I haven't been able to sleep in my bedroom all week. One of our alters that has behaviors that really upset us came out this week and we lost a day to that. I'm hyper-vigilant. It's just a stupid day. It's over now and I need to get over it.

PS- sorry I am posting again
 
I'm sorry your birthday is a triggering day for you and so hard. I wish you didn't feel like you had to apologize for posting about it. I think one of the reasons this group is - we are - here is to hear what folks need to say about what they are feeling and experiencing, and to help them through it. Whatever that is for you, it's important. I'm glad you posted!

Sounds like you got through your day and are trying to move forward.

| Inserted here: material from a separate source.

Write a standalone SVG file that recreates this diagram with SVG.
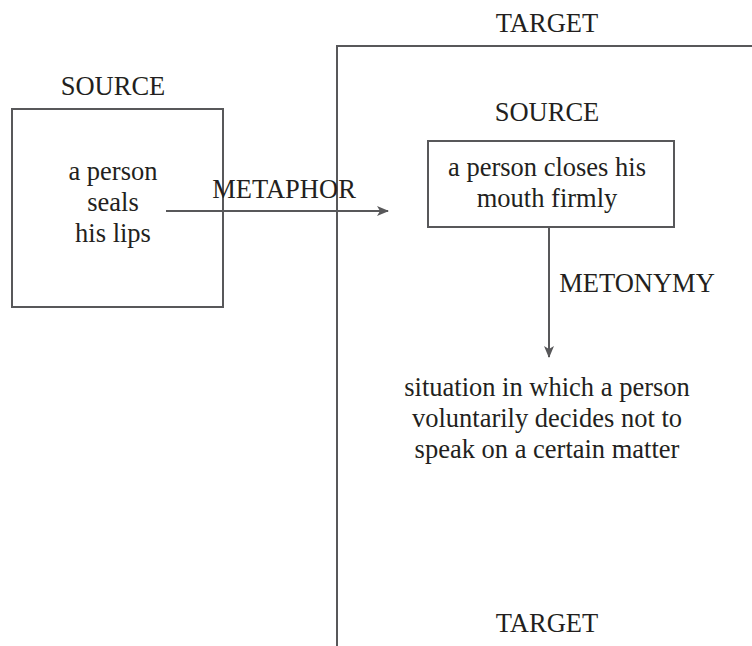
<svg xmlns="http://www.w3.org/2000/svg" width="752" height="646" viewBox="0 0 752 646">
<style>
text{font-family:"Liberation Serif","Times New Roman",serif;font-size:26.5px;fill:#231f20;text-anchor:middle}
.box{fill:none;stroke:#58585a;stroke-width:2}
.conn{fill:none;stroke:#58585a;stroke-width:2}
</style>
<defs>
<marker id="ah" viewBox="0 0 12 10" refX="11" refY="5" markerWidth="12" markerHeight="10" markerUnits="userSpaceOnUse" orient="auto">
<path d="M0,0 L12,5 L0,10 L3,5 Z" fill="#58585a"/>
</marker>
</defs>
<g id="target-frame">
<path class="box" d="M752,46 H337 V646"/>
<text x="547" y="32">TARGET</text>
<text x="547" y="632">TARGET</text>
</g>
<g id="outer-source">
<text x="113" y="95">SOURCE</text>
<rect class="box" x="12" y="109" width="211" height="198"/>
<text x="113" y="180">a person</text>
<text x="113" y="211">seals</text>
<text x="113" y="242">his lips</text>
</g>
<g id="inner-source">
<text x="547" y="121">SOURCE</text>
<rect class="box" x="428" y="141" width="246" height="86"/>
<text x="547" y="176">a person closes his</text>
<text x="547" y="207">mouth firmly</text>
</g>
<g id="situation">
<text x="547" y="396">situation in which a person</text>
<text x="547" y="427">voluntarily decides not to</text>
<text x="547" y="458">speak on a certain matter</text>
</g>
<g id="connectors">
<line class="conn" x1="166" y1="211" x2="388" y2="211" marker-end="url(#ah)"/>
<text x="284" y="198">METAPHOR</text>
<line class="conn" x1="549" y1="227" x2="549" y2="357" marker-end="url(#ah)"/>
<text x="637" y="292">METONYMY</text>
</g>
</svg>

You are to be congratulated! (Even if it doesn't feel like it).

I have DID. Birthdays have always been kind of weird for me. *Family* has always been kind of weird. I've resisted the urge to tell everyone to take a flying leap, to just leave me alone. I do birthdays, even though they feel like obligations. They're not really triggering for me or my insiders, though. I imagine that would be really hard.

Some of my insiders celebrate their own "birthdays" or special days. We find that very affirming for them. We do stuff that is fun for them. It's fun for me, too.
 
Some of my insiders celebrate their own "birthdays" or special days

^ This. Even though here, it's more literally the event that person originated from/at where known, instead of choice. But we've done rechoosing something else for a 'birthday' once having healed from that trauma to the point it became a memory and not a gaping wound recreating itself.
 
We were just being attention seeking or dramatic or something

I agree with @Ronin , you were reaching out for attention/care because you had a legitimate need--to express your difficult feelings surrounding your body's birthday. Posting here was super brave and super smart, because getting support from others is what helps us get through the sucky stuff in life. We live in a weird society where people seem to think we all have to be independent and self-reliant, but humans were created to be interdependent and help each other out and we can't do that if one another's needs are not brought to our attention/we're not willing to reach out when we need help. Give yourself a high-five, and lots of self-care! You rock!